» Exercise directions: Locate the string "chart" throughout the material and copy every line in which it occurs.

» Exercise inputs:
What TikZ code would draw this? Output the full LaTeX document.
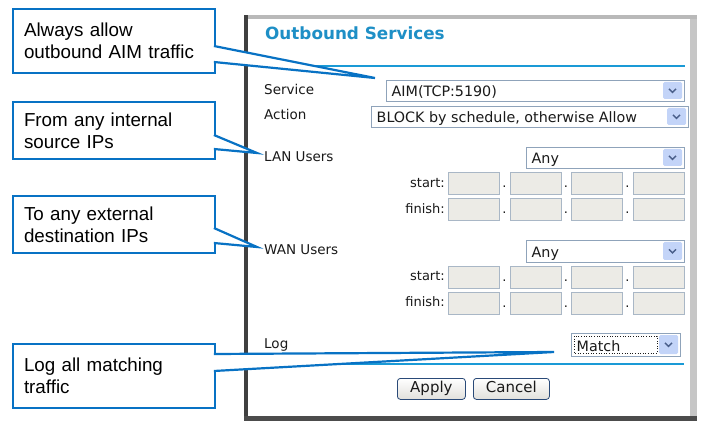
\documentclass[tikz,border=0pt]{standalone}
\usepackage{fontspec}
\newfontfamily\notefont{Liberation Sans}
\newfontfamily\uifont{DejaVu Sans}
\definecolor{noteblue}{HTML}{0872C4}
\definecolor{ruleblue}{HTML}{1A9AD6}
\definecolor{titleblue}{HTML}{1E8FC6}
\definecolor{fieldgray}{HTML}{8FA3BA}
\definecolor{ipfill}{HTML}{ECEBE6}
\definecolor{ipline}{HTML}{A9B7C6}
\definecolor{btnblue}{HTML}{C3D4F8}
\definecolor{chevblue}{HTML}{4A5F8A}
\definecolor{btnline}{HTML}{2A4A78}
\definecolor{uitext}{HTML}{1A1A1A}
\tikzset{
	pics/dropdown/.style n args={3}{
		code = {
			\node[field, minimum width=#1, minimum height=#2] (-box) at (0,0) {};
			\node[fieldtext] (-txt) at ([xshift=5.5pt, yshift=4.5pt]-box.south west) {#3};
			\node[dropbtn, minimum height=#2-4] (-btn) at ([xshift=-2pt]-box.east) {};
			\draw[chevron] ([xshift=-3.5pt, yshift=1.6pt]-btn.center) -- ([yshift=-1.8pt]-btn.center) -- ([xshift=3.5pt, yshift=1.6pt]-btn.center);
		}
	},
	pics/iprow/.style={
		code = {
			\node[ipbox] (-a) at (0,0) {};
			\node[ipbox] (-b) at (62,0) {};
			\node[ipbox] (-c) at (123,0) {};
			\node[ipbox] (-d) at (185,0) {};
			\node[ipdot] (-ab) at (56.5,16) {.};
			\node[ipdot] (-bc) at (118,16) {.};
			\node[ipdot] (-cd) at (179.5,16) {.};
		}
	}
}

\begin{document}
\begin{tikzpicture}[x=1pt, y=-1pt,
	note/.style={draw=noteblue, line width=2.2pt, fill=white, anchor=north west, inner xsep=11pt, inner ysep=0pt, outer sep=0pt, text width=180pt, align=left, minimum width=202, font=\notefont\fontsize{18.8}{22}\selectfont},
	pointer/.style={draw=noteblue, line width=2.2pt, line join=miter},
	field/.style={draw=fieldgray, fill=white, anchor=north west, inner sep=0pt, outer sep=0pt, line width=0.8pt},
	fieldtext/.style={anchor=base west, inner sep=0pt, text=uitext, font=\uifont\fontsize{14.3}{16}\selectfont},
	dropbtn/.style={anchor=east, fill=btnblue, rounded corners=1.5pt, minimum width=19, inner sep=0pt, outer sep=0pt},
	chevron/.style={draw=chevblue, line width=1.5pt},
	ipbox/.style={draw=ipline, fill=ipfill, anchor=north west, minimum width=51, minimum height=22, inner sep=0pt, outer sep=0pt, line width=0.8pt},
	ipdot/.style={anchor=base, inner sep=0pt, text=uitext, font=\uifont\fontsize{13}{15}\selectfont},
	lbl/.style={anchor=base west, inner sep=0pt, text=uitext, font=\uifont\fontsize{13.5}{15}\selectfont},
	iplbl/.style={anchor=base east, inner sep=0pt, text=uitext, font=\uifont\fontsize{13}{15}\selectfont},
	btn/.style={draw=btnline, line width=0.8pt, rounded corners=3pt, top color=white, bottom color=ipfill!90!gray, anchor=north west, minimum height=21, inner sep=0pt, text height=11pt, text depth=3pt, text=uitext, font=\uifont\fontsize{15}{17}\selectfont},
	rule/.style={draw=ruleblue, line width=2pt},
	focus/.style={draw=uitext, dotted, line width=0.6pt}]

	\useasboundingbox (0,0) rectangle (720,430);

	% panel frame
	\fill[gray!70] (244,15) rectangle (697,421);
	\fill[white] (248,19) rectangle (690,416);
	\fill[black!75] (244,15) rectangle (248,421);
	\fill[gray!55] (248,15) rectangle (697,19);
	\fill[gray!45] (690,19) rectangle (697,421);
	\fill[black!70] (244,416) rectangle (697,421);

	\node[anchor=base west, inner sep=0pt, text=titleblue, font=\uifont\bfseries\fontsize{16.8}{18}\selectfont] (title) at (265,40) {Outbound Services};
	\draw[rule] (265,66) -- (685,66);

	\node[lbl] (svclbl) at (264,95) {Service};
	\node[lbl] (actlbl) at (264,120) {Action};
	\node[lbl] (lanlbl) at (264,161.5) {LAN Users};
	\node[lbl] (wanlbl) at (264,255) {WAN Users};
	\node[lbl] (loglbl) at (264,348) {Log};

	\pic (svc) at (386,80) {dropdown={298}{21}{AIM(TCP:5190)}};
	\pic (act) at (371,106) {dropdown={317}{21}{BLOCK by schedule, otherwise Allow}};
	\pic (lanany) at (526,147) {dropdown={158}{21}{Any}};
	\pic (wanany) at (526,240) {dropdown={158}{22}{Any}};
	\pic (logsel) at (571,333) {dropdown={109}{23}{Match}};
	\draw[focus] ([xshift=3pt, yshift=-3pt]logsel-box.north west) rectangle ([xshift=-23pt, yshift=3pt]logsel-box.south east);

	\node[iplbl] (lanstartlbl) at (445,188) {start:};
	\node[iplbl] (lanfinishlbl) at (445,214) {finish:};
	\node[iplbl] (wanstartlbl) at (445,281) {start:};
	\node[iplbl] (wanfinishlbl) at (445,307) {finish:};

	\pic (lanstart) at (448,172) {iprow};
	\pic (lanfinish) at (448,198) {iprow};
	\pic (wanstart) at (448,266) {iprow};
	\pic (wanfinish) at (448,292) {iprow};

	\draw[rule] (265,364) -- (684,364);

	\node[btn, minimum width=68] (apply) at (397,378) {Apply};
	\node[btn, minimum width=76] (cancel) at (473,378) {Cancel};

	% --- callouts ---
	\node[note, minimum height=64] (aimnote) at (13,9) {Always allow\\outbound AIM traffic};
	\coordinate (aimtip) at (375,78);
	\fill[white] ([xshift=-1.1pt, yshift=-37pt]aimnote.north east) -- (aimtip) -- ([xshift=-1.1pt, yshift=-53pt]aimnote.north east) -- cycle;
	\draw[pointer] ([xshift=-1.1pt, yshift=-37pt]aimnote.north east) -- (aimtip) -- ([xshift=-1.1pt, yshift=-53pt]aimnote.north east);

	\node[note, minimum height=57] (srcnote) at (13,102) {From any internal\\source IPs};
	\coordinate (srctip) at (257,153);
	\fill[white] ([xshift=-1.1pt, yshift=-33pt]srcnote.north east) -- (srctip) -- ([xshift=-1.1pt, yshift=-47pt]srcnote.north east) -- cycle;
	\draw[pointer] ([xshift=-1.1pt, yshift=-33pt]srcnote.north east) -- (srctip) -- ([xshift=-1.1pt, yshift=-47pt]srcnote.north east);

	\node[note, minimum height=57] (dstnote) at (13,196) {To any external\\destination IPs};
	\coordinate (dsttip) at (257,247);
	\fill[white] ([xshift=-1.1pt, yshift=-32pt]dstnote.north east) -- (dsttip) -- ([xshift=-1.1pt, yshift=-47pt]dstnote.north east) -- cycle;
	\draw[pointer] ([xshift=-1.1pt, yshift=-32pt]dstnote.north east) -- (dsttip) -- ([xshift=-1.1pt, yshift=-47pt]dstnote.north east);

	\node[note, minimum height=64] (lognote) at (13,344) {Log all matching\\traffic};
	\coordinate (logtip) at (554,352);
	\fill[white] ([xshift=-1.1pt, yshift=-10pt]lognote.north east) -- (logtip) -- ([xshift=-1.1pt, yshift=-27pt]lognote.north east) -- cycle;
	\draw[pointer] ([xshift=-1.1pt, yshift=-10pt]lognote.north east) -- (logtip) -- ([xshift=-1.1pt, yshift=-27pt]lognote.north east);

\end{tikzpicture}
\end{document}
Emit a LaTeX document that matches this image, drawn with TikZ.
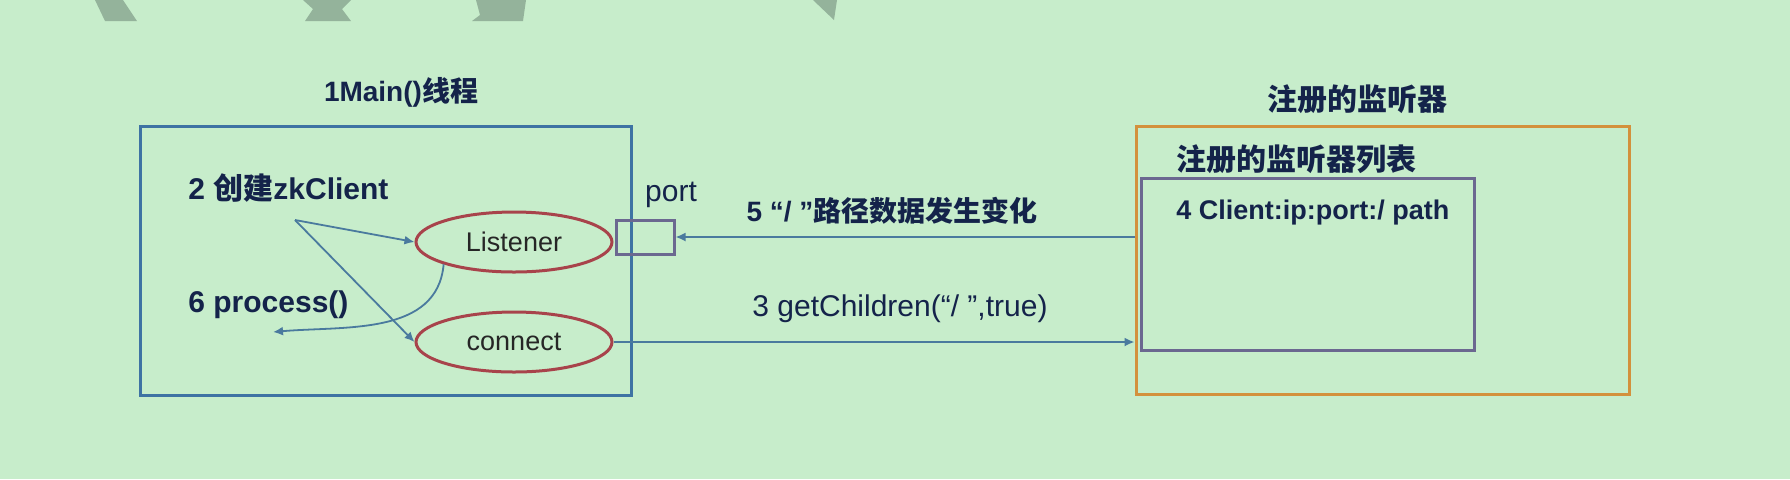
\documentclass[tikz,border=0pt]{standalone}
\usepackage{fontspec}
\usepackage{xcolor}
\usetikzlibrary{shapes.geometric,arrows.meta}
\setmainfont{Liberation Sans}
\newfontfamily\cjk{Noto Sans CJK SC}

\definecolor{bggreen}{HTML}{C7EDCB}
\definecolor{shapegrey}{HTML}{94B39B}
\definecolor{boxblue}{HTML}{3E73A3}
\definecolor{ovalred}{HTML}{A8434B}
\definecolor{portpurple}{HTML}{6B6890}
\definecolor{regorange}{HTML}{D3913C}
\definecolor{arrowblue}{HTML}{4A7A9E}
\definecolor{textnavy}{HTML}{14234A}

\begin{document}
\begin{tikzpicture}[x=0.5pt, y=-0.5pt,
		flow/.style={draw=arrowblue, line width=0.9pt, -{Latex[length=5pt,width=4.5pt]}},
		oval/.style={ellipse, draw=ovalred, line width=1.5pt, minimum width=98pt, minimum height=30pt, inner sep=0pt, font=\fontsize{13.5}{16}\selectfont, text=black!85},
		heading/.style={font=\fontsize{14}{17}\selectfont\bfseries, text=textnavy},
		step label/.style={font=\fontsize{15}{18}\selectfont\bfseries, text=textnavy, anchor=west, inner sep=0pt}]
		\useasboundingbox (0,0) rectangle (1790,479);
		\fill [bggreen] (0,0) rectangle (1790,479);
		
		% cut-off shapes at the top edge
		\fill [shapegrey] (95,0) -- (123,0) -- (137,21) -- (105,21) -- cycle;
		\fill [shapegrey] (303,0) -- (351,0) -- (342,9) -- (351,21) -- (305,21) -- (313,9) -- cycle;
		\fill [shapegrey] (476,0) -- (526,0) -- (523,21) -- (472,21) -- (480,15) -- cycle;
		\fill [shapegrey] (813,0) -- (837,0) -- (834,20) -- cycle;
		
		% main thread
		\node [draw=boxblue, line width=1.5pt, minimum width=245.5pt, minimum height=134.5pt] (mainthread) at (385.5,260.5) {};
		\node [heading] (maintitle) at (401,92) {1Main()\cjk 线程};
		\node [step label] (create) at (188,188) {2 {\cjk 创建}zkClient};
		\node [step label] (process) at (188,305) {6 process()};
		\coordinate (fork) at (295,220);
		\coordinate (ret) at (273,332);
		
		\node [oval] (listener) at (514,242) {Listener};
		\node [oval] (connect) at (514,342) {connect};
		
		\node [draw=portpurple, line width=1.5pt, minimum width=29pt, minimum height=17pt, inner sep=0pt] (port) at (645,237) {};
		\node [font=\fontsize{15}{18}\selectfont, text=textnavy] (portlabel) at (671,195) {port};
		
		% registered listeners
		\node [draw=regorange, line width=1.5pt, minimum width=246.5pt, minimum height=134pt] (registry) at (1382.5,260.5) {};
		\node [heading, font=\fontsize{15}{18}\selectfont\bfseries] (regtitle) at (1357,99) {\cjk 注册的监听器};
		\node [step label] (listtitle) at (1176,159) {\cjk 注册的监听器列表};
		\node [draw=portpurple, line width=1.5pt, minimum width=166.5pt, minimum height=86pt] (listbox) at (1307.5,264) {};
		\node [step label, font=\fontsize{13.5}{16}\selectfont\bfseries] (client) at (1176,213) {4 Client:ip:port:/ path};
		
		\draw [flow] (fork) -- (listener.west);
		\draw [flow] (fork) -- (connect.west);
		\draw [flow] (listener.south west) to [out=-95, in=5] (ret);
		
		\draw [flow] (port.east -| registry.west) -- (port.east);
		\node [heading] (changed) at (892,211) {5 “/ ”{\cjk 路径数据发生变化}};
		
		\draw [flow] (connect.east) -- (connect.east -| registry.west);
		\node [font=\fontsize{15}{18}\selectfont, text=textnavy] (children) at (900,309) {3 getChildren(“/ ”,true)};
\end{tikzpicture}
\end{document}
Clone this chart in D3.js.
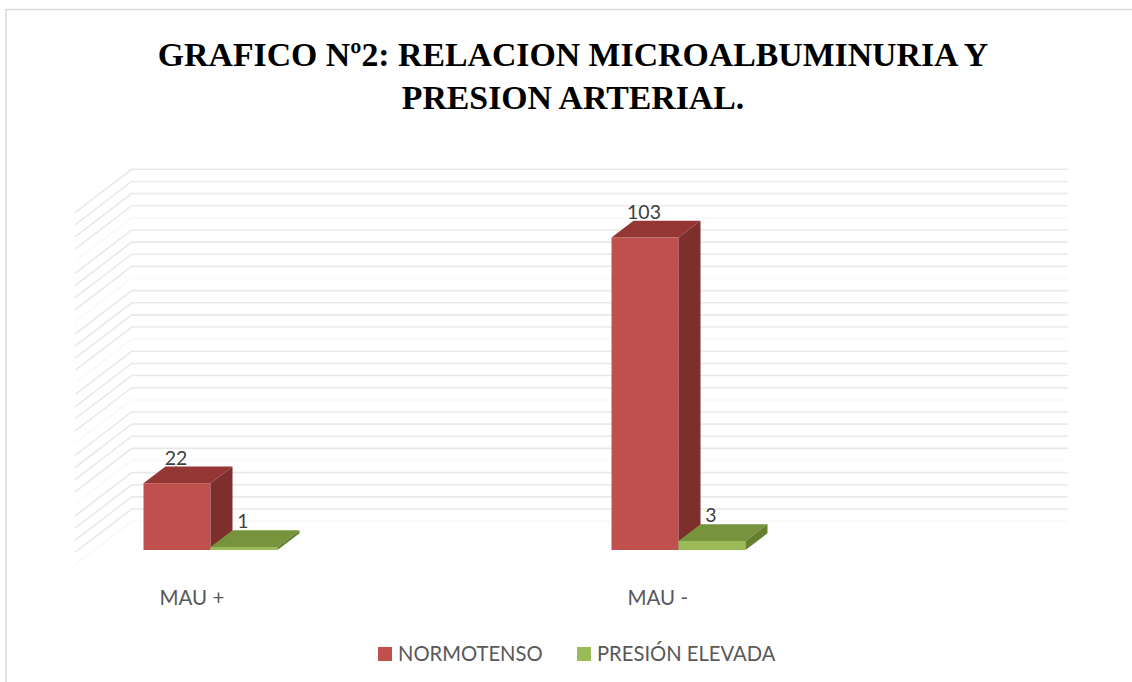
<!DOCTYPE html>
<html>
<head>
<meta charset="utf-8">
<script src="https://cdn.jsdelivr.net/npm/d3@7"></script>
<style>
  body { margin: 0; background: #fff; }
  svg { display: block; }
</style>
</head>
<body>
<svg id="chart" width="1132" height="682"></svg>
<script>
'use strict';

// data
var categories = ['MAU +', 'MAU -'];
var seriesNames = ['NORMOTENSO', 'PRESIÓN ELEVADA'];
var normotenso = [22, 103];
var presionElevada = [1, 3];
var gridTicks = d3.range(4, 121, 4);
var titleLines = ['GRAFICO Nº2: RELACION MICROALBUMINURIA Y', 'PRESION ARTERIAL.'];

var colors = {
  front: ['#c0504d', '#9bbb59'],
  top: ['#933634', '#77933c'],
  side: ['#7c2f2d', '#66802f']
};

var svg = d3.select('#chart');
var W = 1132, H = 682;

// frame (only top and left edges fall inside the picture)
svg.append('rect')
  .attr('x', 6).attr('y', 9.5).attr('width', W).attr('height', H)
  .attr('fill', '#fff').attr('stroke', '#d9d9d9').attr('stroke-width', 1.5);

// title
svg.selectAll('text.title').data(titleLines).enter().append('text')
  .attr('class', 'title')
  .attr('x', 573)
  .attr('y', function (d, i) { return 66 + i * 43; })
  .attr('text-anchor', 'middle')
  .attr('font-family', '"Liberation Serif", serif')
  .attr('font-weight', 'bold')
  .attr('font-size', 33.8)
  .attr('fill', '#000')
  .text(function (d) { return d; });

// 3d geometry (oblique projection)
var backLeft = 131.7, backRight = 1067.7;
var bdx = 22, bdy = 16.7;        // bar depth
var wdx = 56.7, wdy = 43.4;      // side wall depth

var y = d3.scaleLinear().domain([0, 120]).range([533.3, 169.3]);
var x = d3.scaleBand().domain(categories).range([backLeft, backRight]);
var barW = 67, groupOffset = 33.8;
var x1 = d3.scaleBand().domain(d3.range(seriesNames.length))
  .range([0, barW * seriesNames.length]);

// gridlines on back and side walls
var grid = svg.append('g').attr('fill', 'none').attr('stroke', '#e9e9e9').attr('stroke-width', 1.6);
grid.selectAll('path').data(gridTicks).enter().append('path')
  .attr('d', function (v) {
    var yy = y(v);
    return 'M' + (backLeft - wdx) + ',' + (yy + wdy) + 'L' + backLeft + ',' + yy + 'L' + backRight + ',' + yy;
  })
  .attr('stroke-opacity', function (v) { return (v - 4) % 20 === 0 ? 0.25 : 1; });

// bars
var rows = categories.map(function (c, i) {
  return { cat: c, values: [normotenso[i], presionElevada[i]] };
});

var bars = [];
rows.forEach(function (r) {
  r.values.forEach(function (v, s) {
    bars.push({ cat: r.cat, s: s, v: v });
  });
});

var barG = svg.append('g');
bars.forEach(function (b) {
  var xb = x(b.cat) + groupOffset + x1(b.s) - bdx;   // front-left
  var w = x1.bandwidth();
  var yb = y(0) + bdy;
  var yt = y(b.v) + bdy;
  var g = barG.append('g');
  g.append('rect')
    .attr('x', xb).attr('y', yt).attr('width', w).attr('height', yb - yt)
    .attr('fill', colors.front[b.s]);
  g.append('polygon')
    .attr('points', [[xb, yt], [xb + bdx, yt - bdy], [xb + w + bdx, yt - bdy], [xb + w, yt]].join(' '))
    .attr('fill', colors.top[b.s]);
  g.append('polygon')
    .attr('points', [[xb + w, yt], [xb + w + bdx, yt - bdy], [xb + w + bdx, yb - bdy], [xb + w, yb]].join(' '))
    .attr('fill', colors.side[b.s]);
  g.append('text')
    .attr('x', xb + w / 2 - 1)
    .attr('y', yt - bdy - 2)
    .attr('text-anchor', 'middle')
    .attr('font-family', 'Lato, sans-serif')
    .attr('font-size', 19.5)
    .attr('fill', '#404040')
    .text(b.v);
});

// category labels
svg.selectAll('text.cat').data(categories).enter().append('text')
  .attr('class', 'cat')
  .attr('x', function (d) { return x(d) + groupOffset - bdx + 16; })
  .attr('y', 605)
  .attr('font-family', 'Lato, sans-serif')
  .attr('font-size', 20.5)
  .attr('fill', '#595959')
  .text(function (d) { return d; });

// legend
var legendX = [378, 577];
var lg = svg.selectAll('g.leg').data(seriesNames).enter().append('g')
  .attr('class', 'leg')
  .attr('transform', function (d, i) { return 'translate(' + legendX[i] + ',647)'; });
lg.append('rect').attr('width', 14).attr('height', 14)
  .attr('fill', function (d, i) { return colors.front[i]; });
lg.append('text')
  .attr('x', 20).attr('y', 14)
  .attr('font-family', 'Lato, sans-serif')
  .attr('font-size', 20.2)
  .attr('fill', '#595959')
  .text(function (d) { return d; });
</script>
</body>
</html>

» Output of the task:
Clone this chart in D3.js.
<svg id="chart" width="1132" height="682"></svg>
var svg = d3.select('#chart');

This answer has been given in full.